**WRITTEN EXERCISE:**
Exactly as written, quote every line that follows, skipping the images.
::::
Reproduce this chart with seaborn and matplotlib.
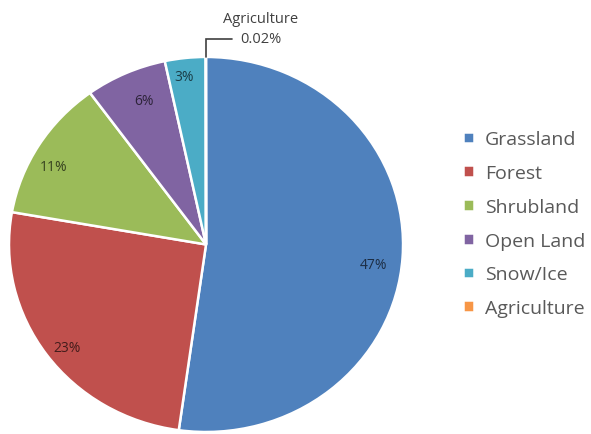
import numpy as np
import matplotlib
matplotlib.use("Agg")
import matplotlib.pyplot as plt
import seaborn as sns

sns.set_theme(style="white")
plt.rcParams["font.family"] = ["Open Sans", "DejaVu Sans"]

# Land cover shares (percent)
categories = ["Grassland", "Forest", "Shrubland", "Open Land", "Snow/Ice", "Agriculture"]
shares = [47, 23, 11, 6, 3, 0.02]
colors = ["#4F81BD", "#C0504D", "#9BBB59", "#8064A2", "#4BACC6", "#F79646"]
label_colors = ["#1c2d44", "#431c1b", "#36411f", "#2d2339", "#1a3c45", "#563418"]

fig = plt.figure(figsize=(5.91, 4.35), dpi=100)
ax = fig.add_axes([0, 0, 1, 1])

wedges, _ = ax.pie(
    shares,
    colors=colors,
    startangle=90,
    counterclock=False,
    radius=1.0,
    wedgeprops=dict(edgecolor="white", linewidth=1.8),
)
ax.set_aspect("auto")
ax.set_xlim(-1.0457, 1.954)
ax.set_ylim(-1.0107, 1.309)
ax.axis("off")

# Percentage labels inside the wedges (radius and small angular nudge per label)
label_radius = [0.855, 0.895, 0.88, 0.83, 0.905]
label_shift = [-3.3, 2.0, 3.7, -1.6, 1.0]
for w, v, r, s, c in zip(wedges[:5], shares[:5], label_radius, label_shift, label_colors):
    mid = np.deg2rad((w.theta1 + w.theta2) / 2 + s)
    ax.text(r * np.cos(mid), r * np.sin(mid), f"{v:g}%", ha="center", va="center",
            fontsize=10, color=c)

# Callout for the tiny Agriculture slice
w = wedges[5]
mid = np.deg2rad((w.theta1 + w.theta2) / 2)
x0, y0 = np.cos(mid), np.sin(mid)
y_line = 1.096
ax.plot([x0, x0, x0 + 0.135], [y0, y_line, y_line], color="#404040", lw=1.2,
        clip_on=False, solid_joinstyle="miter")
ax.text(0.279, 1.152, f"{categories[5]}\n{shares[5]:g}%", ha="center", va="center",
        fontsize=10.5, color="#404040", linespacing=1.45)

fig.legend(
    wedges, categories,
    loc="upper left", bbox_to_anchor=(0.771, 0.716),
    frameon=False, fontsize=14, labelcolor="#595959",
    handlelength=0.55, handleheight=0.55, handletextpad=0.55,
    labelspacing=0.81, borderaxespad=0,
)

fig.savefig("out.png", dpi=100, facecolor="white")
::::
**TASK OUTPUT:**
Reproduce this chart with seaborn and matplotlib.
import numpy as np
import matplotlib
matplotlib.use("Agg")
import matplotlib.pyplot as plt
import seaborn as sns

sns.set_theme(style="white")
plt.rcParams["font.family"] = ["Open Sans", "DejaVu Sans"]

# Land cover shares (percent)
categories = ["Grassland", "Forest", "Shrubland", "Open Land", "Snow/Ice", "Agriculture"]
shares = [47, 23, 11, 6, 3, 0.02]
colors = ["#4F81BD", "#C0504D", "#9BBB59", "#8064A2", "#4BACC6", "#F79646"]
label_colors = ["#1c2d44", "#431c1b", "#36411f", "#2d2339", "#1a3c45", "#563418"]

fig = plt.figure(figsize=(5.91, 4.35), dpi=100)
ax = fig.add_axes([0, 0, 1, 1])

wedges, _ = ax.pie(
    shares,
    colors=colors,
    startangle=90,
    counterclock=False,
    radius=1.0,
    wedgeprops=dict(edgecolor="white", linewidth=1.8),
)
ax.set_aspect("auto")
ax.set_xlim(-1.0457, 1.954)
ax.set_ylim(-1.0107, 1.309)
ax.axis("off")

# Percentage labels inside the wedges (radius and small angular nudge per label)
label_radius = [0.855, 0.895, 0.88, 0.83, 0.905]
label_shift = [-3.3, 2.0, 3.7, -1.6, 1.0]
for w, v, r, s, c in zip(wedges[:5], shares[:5], label_radius, label_shift, label_colors):
    mid = np.deg2rad((w.theta1 + w.theta2) / 2 + s)
    ax.text(r * np.cos(mid), r * np.sin(mid), f"{v:g}%", ha="center", va="center",
            fontsize=10, color=c)

# Callout for the tiny Agriculture slice
w = wedges[5]
mid = np.deg2rad((w.theta1 + w.theta2) / 2)
x0, y0 = np.cos(mid), np.sin(mid)
y_line = 1.096
ax.plot([x0, x0, x0 + 0.135], [y0, y_line, y_line], color="#404040", lw=1.2,
        clip_on=False, solid_joinstyle="miter")
ax.text(0.279, 1.152, f"{categories[5]}\n{shares[5]:g}%", ha="center", va="center",
        fontsize=10.5, color="#404040", linespacing=1.45)

fig.legend(
    wedges, categories,
    loc="upper left", bbox_to_anchor=(0.771, 0.716),
    frameon=False, fontsize=14, labelcolor="#595959",
    handlelength=0.55, handleheight=0.55, handletextpad=0.55,
    labelspacing=0.81, borderaxespad=0,
)

fig.savefig("out.png", dpi=100, facecolor="white")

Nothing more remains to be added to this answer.